#### Raw data
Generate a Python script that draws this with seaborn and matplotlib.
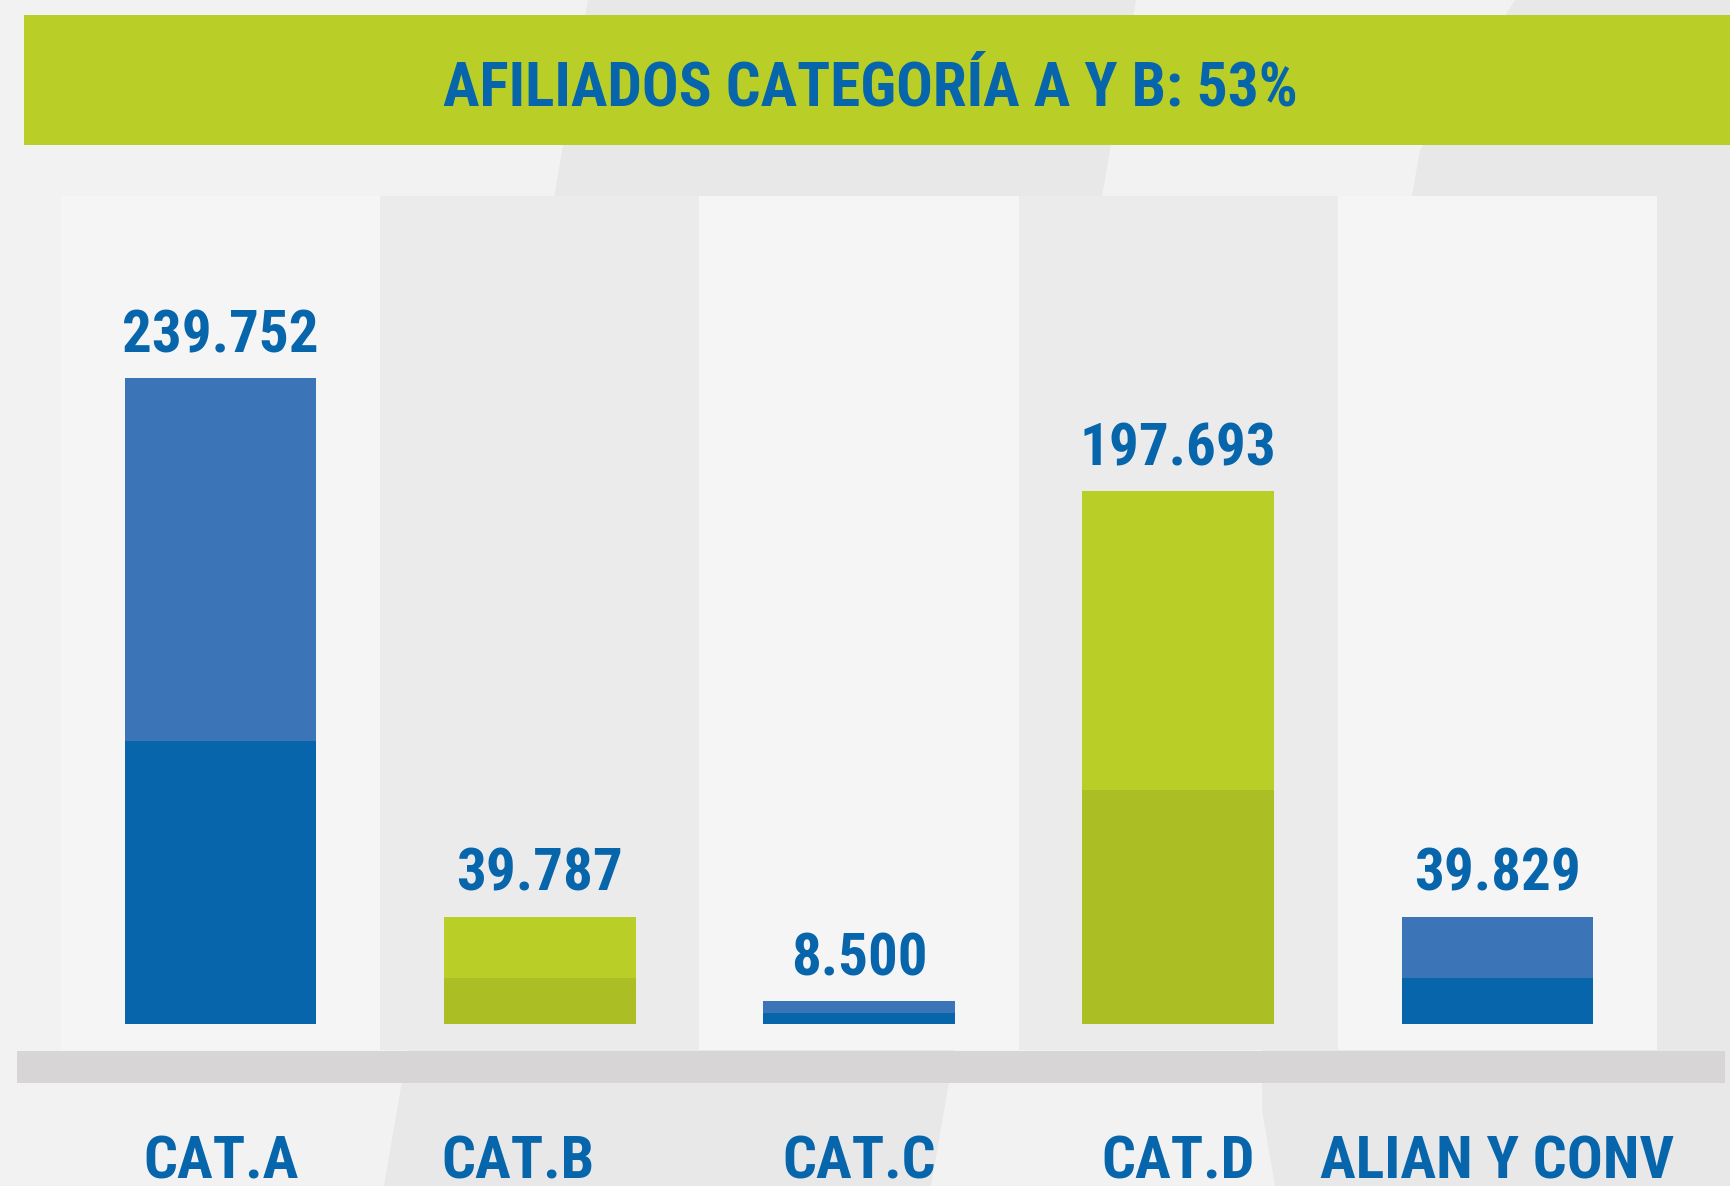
import matplotlib

matplotlib.use("Agg")
import matplotlib.pyplot as plt
import matplotlib.transforms as mtransforms
from matplotlib.patches import Rectangle, Polygon
import seaborn as sns


CATEGORIES = ["CAT.A", "CAT.B", "CAT.C", "CAT.D", "ALIAN Y CONV"]
TOTALS = [239752, 39787, 8500, 197693, 39829]
# darker lower part of each bar
LOWER = [104900, 17000, 4000, 86800, 17000]
TITLE = "AFILIADOS CATEGORÍA A Y B: 53%"

BLUE_UP = "#3b74b7"
BLUE_LOW = "#0765ab"
GREEN_UP = "#b9cf27"
GREEN_LOW = "#abbe24"
UPPER_COLORS = [BLUE_UP, GREEN_UP, BLUE_UP, GREEN_UP, BLUE_UP]
LOWER_COLORS = [BLUE_LOW, GREEN_LOW, BLUE_LOW, GREEN_LOW, BLUE_LOW]
PANEL_COLORS = ["#f5f5f5", "#ebebeb"]
TEXT_COLOR = "#0765ab"
RAIL_COLOR = "#d7d5d6"

W, H = 1730, 1186

sns.set_style("white")
plt.rcParams["font.family"] = ["Roboto Condensed", "Liberation Sans Narrow",
                               "DejaVu Sans"]
plt.rcParams["font.stretch"] = "condensed"
plt.rcParams["font.weight"] = "bold"

fig = plt.figure(figsize=(W / 100, H / 100), dpi=100)
fig.patch.set_facecolor("#f2f2f2")

# background decoration in pixel coords
bg = fig.add_axes([0, 0, 1, 1], zorder=-1)
bg.set_xlim(0, W)
bg.set_ylim(H, 0)
bg.axis("off")
bg.add_patch(Polygon([(588, 0), (1136, 0), (931, H), (384, H)], color="#e8e8e8", lw=0))
bg.add_patch(Polygon([(1515, 0), (1420, 150), (1262, 1050), (1262, 1110),
                      (1275, H), (W, H), (W, 0)], color="#e8e8e8", lw=0))
bg.add_patch(Rectangle((24, 15), W - 24, 130, color=GREEN_UP, lw=0))
bg.add_patch(Rectangle((17, 1051), 1708, 32, color=RAIL_COLOR, lw=0))
bg.text(870, 106, TITLE, ha="center", va="baseline", fontsize=44,
        color=TEXT_COLOR, fontweight="bold")

ax = fig.add_axes([61 / W, (H - 1050) / H, 1596 / W, 854 / H])
ax.set_facecolor("none")

for i in range(len(CATEGORIES)):
    ax.axvspan(i - 0.5, i + 0.5, color=PANEL_COLORS[i % 2], lw=0, zorder=0)

sns.barplot(x=CATEGORIES, y=TOTALS, hue=CATEGORIES, palette=UPPER_COLORS,
            legend=False, width=0.6, saturation=1, linewidth=0, ax=ax)
n_total = len(ax.containers)
sns.barplot(x=CATEGORIES, y=LOWER, hue=CATEGORIES, palette=LOWER_COLORS,
            legend=False, width=0.6, saturation=1, linewidth=0, ax=ax)

for cont in ax.containers[:n_total]:
    vals = [b.get_height() for b in cont]
    ax.bar_label(cont, labels=[f"{int(v):,}".replace(",", ".") for v in vals],
                 padding=10, fontsize=42.5, color=TEXT_COLOR, fontweight="bold")

ax.set_xlim(-0.5, len(CATEGORIES) - 0.5)
ax.set_ylim(-9650, 307300)
ax.set_xlabel("")
ax.set_ylabel("")
ax.set_yticks([])
sns.despine(ax=ax, left=True, bottom=True)
ax.tick_params(axis="x", length=46.8, width=13, color=RAIL_COLOR, direction="out",
               pad=14, labelsize=43, labelcolor=TEXT_COLOR)
for lab in ax.get_xticklabels():
    lab.set_fontweight("bold")
# CAT.B label sits a little left of its tick in the original
shift = mtransforms.ScaledTranslation(-22 / 100, 0, fig.dpi_scale_trans)
lbl_b = ax.get_xticklabels()[1]
lbl_b.set_transform(lbl_b.get_transform() + shift)

fig.savefig("out.png", dpi=100, facecolor=fig.get_facecolor())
########
> _Work instructions_
Repeat, exactly and in full, each line from the start of the data to the line that contains "import seaborn as sns". Pictures do not go in.

> _Output for this task_
Generate a Python script that draws this with seaborn and matplotlib.
import matplotlib

matplotlib.use("Agg")
import matplotlib.pyplot as plt
import matplotlib.transforms as mtransforms
from matplotlib.patches import Rectangle, Polygon
import seaborn as sns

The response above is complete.